------ EXTRACTED DATA ------

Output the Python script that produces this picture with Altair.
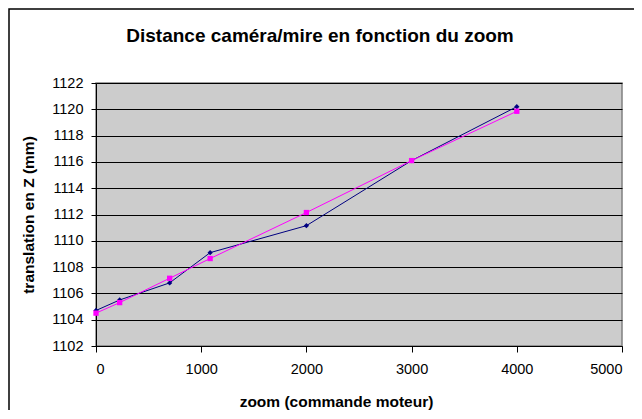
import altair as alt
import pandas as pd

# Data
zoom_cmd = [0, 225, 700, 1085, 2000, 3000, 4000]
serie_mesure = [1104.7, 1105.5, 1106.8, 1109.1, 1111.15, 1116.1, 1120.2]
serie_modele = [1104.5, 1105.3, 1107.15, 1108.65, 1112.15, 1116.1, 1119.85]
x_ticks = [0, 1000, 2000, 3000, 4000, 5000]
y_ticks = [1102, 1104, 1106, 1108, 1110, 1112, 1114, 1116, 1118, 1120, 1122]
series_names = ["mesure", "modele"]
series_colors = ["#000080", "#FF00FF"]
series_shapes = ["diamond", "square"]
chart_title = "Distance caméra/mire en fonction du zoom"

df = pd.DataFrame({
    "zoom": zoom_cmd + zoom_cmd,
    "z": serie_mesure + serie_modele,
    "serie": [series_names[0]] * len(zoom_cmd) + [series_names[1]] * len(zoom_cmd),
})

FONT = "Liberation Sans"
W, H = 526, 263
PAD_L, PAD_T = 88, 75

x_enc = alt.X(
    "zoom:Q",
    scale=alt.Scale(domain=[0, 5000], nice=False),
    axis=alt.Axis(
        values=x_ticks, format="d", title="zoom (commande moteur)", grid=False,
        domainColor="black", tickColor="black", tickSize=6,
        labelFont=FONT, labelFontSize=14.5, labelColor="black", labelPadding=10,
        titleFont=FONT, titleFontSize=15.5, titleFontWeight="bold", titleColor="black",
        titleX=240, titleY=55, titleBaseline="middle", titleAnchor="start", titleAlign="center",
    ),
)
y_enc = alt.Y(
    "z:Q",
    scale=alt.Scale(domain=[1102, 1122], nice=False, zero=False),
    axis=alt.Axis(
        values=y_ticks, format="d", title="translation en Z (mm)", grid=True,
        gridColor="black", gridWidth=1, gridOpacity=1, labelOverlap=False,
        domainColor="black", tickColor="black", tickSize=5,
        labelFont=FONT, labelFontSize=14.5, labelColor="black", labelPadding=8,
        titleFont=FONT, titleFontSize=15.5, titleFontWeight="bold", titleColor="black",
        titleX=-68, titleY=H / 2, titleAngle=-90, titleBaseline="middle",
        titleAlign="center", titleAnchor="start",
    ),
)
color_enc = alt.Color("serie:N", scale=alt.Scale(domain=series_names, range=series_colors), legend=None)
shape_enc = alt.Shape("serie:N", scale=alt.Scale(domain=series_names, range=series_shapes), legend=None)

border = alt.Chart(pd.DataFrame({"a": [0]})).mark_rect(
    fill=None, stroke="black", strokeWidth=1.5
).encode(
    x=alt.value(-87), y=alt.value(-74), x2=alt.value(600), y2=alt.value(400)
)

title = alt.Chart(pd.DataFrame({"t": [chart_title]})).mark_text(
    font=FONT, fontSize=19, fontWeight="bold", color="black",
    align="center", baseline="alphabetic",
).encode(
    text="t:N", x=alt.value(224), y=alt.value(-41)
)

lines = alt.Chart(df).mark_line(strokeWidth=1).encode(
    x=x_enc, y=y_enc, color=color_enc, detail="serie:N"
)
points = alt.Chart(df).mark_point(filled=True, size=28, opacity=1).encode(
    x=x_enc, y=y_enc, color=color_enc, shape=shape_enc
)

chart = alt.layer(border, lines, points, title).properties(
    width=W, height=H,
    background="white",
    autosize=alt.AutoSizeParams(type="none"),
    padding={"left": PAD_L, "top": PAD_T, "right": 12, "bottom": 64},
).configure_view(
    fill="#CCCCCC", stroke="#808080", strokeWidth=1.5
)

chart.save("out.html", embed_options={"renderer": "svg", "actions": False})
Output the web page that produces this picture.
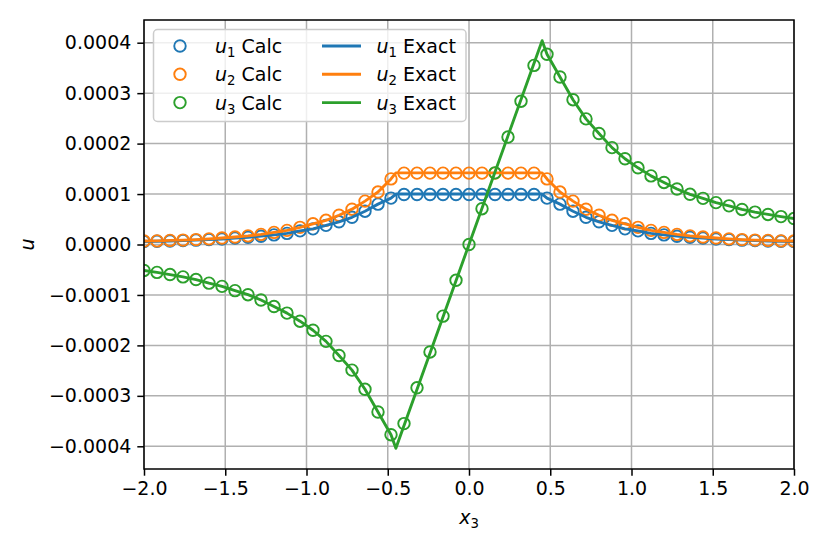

------

Could the lines from the top of the material through the line with "import pandas as pd" be repeated exactly, pictures left out?

EXERCISE RESULT
Output the Python script that produces this picture with Altair.
import altair as alt
import pandas as pd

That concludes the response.